Remote Jobs on TCA-CP aren't getting updated on TCA-M
search cancel

Remote Jobs on TCA-CP aren't getting updated on TCA-M

book

Article ID: 379182

calendar_today

Updated On:

Products

VMware Telco Cloud Automation

Issue/Introduction

  • Operations like VIM status are stuck in Pending.

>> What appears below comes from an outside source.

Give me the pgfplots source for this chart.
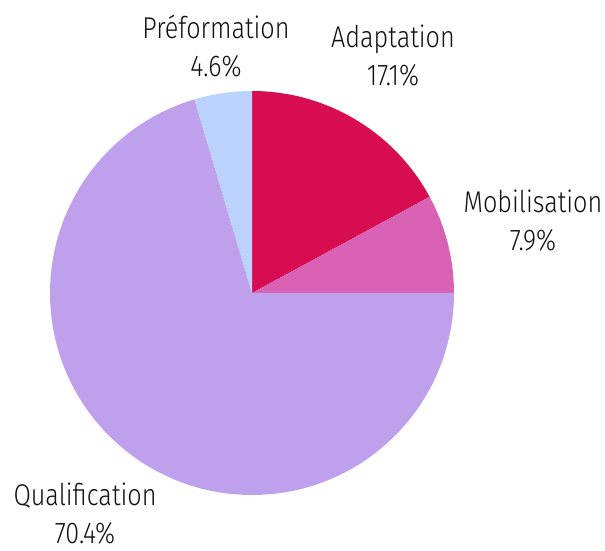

  • TCA-CP Status in Virtual Infrastructure will show pending
  • Cluster Status showing Processing 
  • On the TCA-M (2.3) /common/logs/admin/app.log, below logs are observed.
2024-10-04 03:12:15.873 UTC [RemotingService_SvcThread-3, Ent: HybridityAdmin, Usr: HybridityAdmin, , TxId: ###########-#####-#####-#####-############] WARN  c.v.v.h.m.k.KafkaProducerDelegate- Publish failed and will retry
java.util.concurrent.ExecutionException: org.apache.kafka.common.errors.RecordTooLargeException: The message is 5363784 bytes when serialized which is larger than 2097152, which is the value of the max.request.size configuration.
        at org.apache.kafka.clients.producer.KafkaProducer$FutureFailure.<init>(KafkaProducer.java:1316)
        at org.apache.kafka.clients.producer.KafkaProducer.doSend(KafkaProducer.java:985)
        at org.apache.kafka.clients.producer.KafkaProducer.send(KafkaProducer.java:885)
        at org.apache.kafka.clients.producer.KafkaProducer.send(KafkaProducer.java:773)
        at com.vmware.vchs.hybridity.messaging.kafka.KafkaProducerDelegate.sendMessageWithRetries(KafkaProducerDelegate.java:214)
        at com.vmware.vchs.hybridity.messaging.kafka.KafkaProducerDelegate.publishMessageWithTransaction(KafkaProducerDelegate.java:191)
        at com.vmware.vchs.hybridity.messaging.kafka.KafkaProducerDelegate.publish(KafkaProducerDelegate.java:155)
        at com.vmware.vchs.hybridity.messaging.kafka.KafkaProducerDelegate.publish(KafkaProducerDelegate.java:149)
        at com.vmware.vchs.hybridity.messaging.adapter.JobManagerJobPublisher.publish(JobManagerJobPublisher.java:112)
        at com.vmware.vchs.hybridity.messaging.adapter.JobManager.queueJob(JobManager.java:1688)
        at com.vmware.vchs.hybridity.service.remoting.jobs.JobStatusPollAndNotify.handleJobsFromNewVersion(JobStatusPollAndNotify.java:695)
        at com.vmware.vchs.hybridity.service.remoting.jobs.JobStatusPollAndNotify.retrieveUpdatesFromRemoteSinceLastRequest(JobStatusPollAndNotify.java:571)
  • On the TCA-M (3.2) app log pod will show this:
    stdout F Caused by: org.apache.kafka.common.errors.RecordTooLargeException: The message is ####### bytes when serialized which is larger than #######, which is the value of the max.request.size configuration.

 

Environment

2.3

3.2

Cause

This happens as the topmost record on "RemotingOutbox" on TCA-CP wasn't getting consumed by TCA-M because of the kafka limit of 2MB and the record was more than 5MB. The subsequent updates after that were stuck.

Resolution

 Follow the below steps to delete the job:

    1. Take a backup/snapshot of TCA-Manager and TCA-CP

    2. SSH to the corresponding TCA-CP

    3. Connected the Postgres
       connect-to-postgres

    4. Check the topmost record by the below query:
       >> SELECT val->'job'->>'jobType', "creationDate", "lastUpdated" FROM "RemotingOutbox" ORDER BY "lastUpdated";

    5. Clean up the record:
       >> DELETE FROM "RemotingOutbox" WHERE val->'job'->>'jobType'='<JobType returned in above query>';

       

    6. Dummy edit the cluster that is showing Processing

Additional Information

To figure out the issue SSH to the target TCA-CP and check the postgres.

  >> SELECT val->'job'->>'jobType', "creationDate", "lastUpdated" FROM "RemotingOutbox" ORDER BY "lastUpdated";

and check the entries: .

  >> SELECT count(*) FROM "RemotingOutbox" ;


Returning around 700+ records means that the remote Jobs aren't getting updated on TCA-M.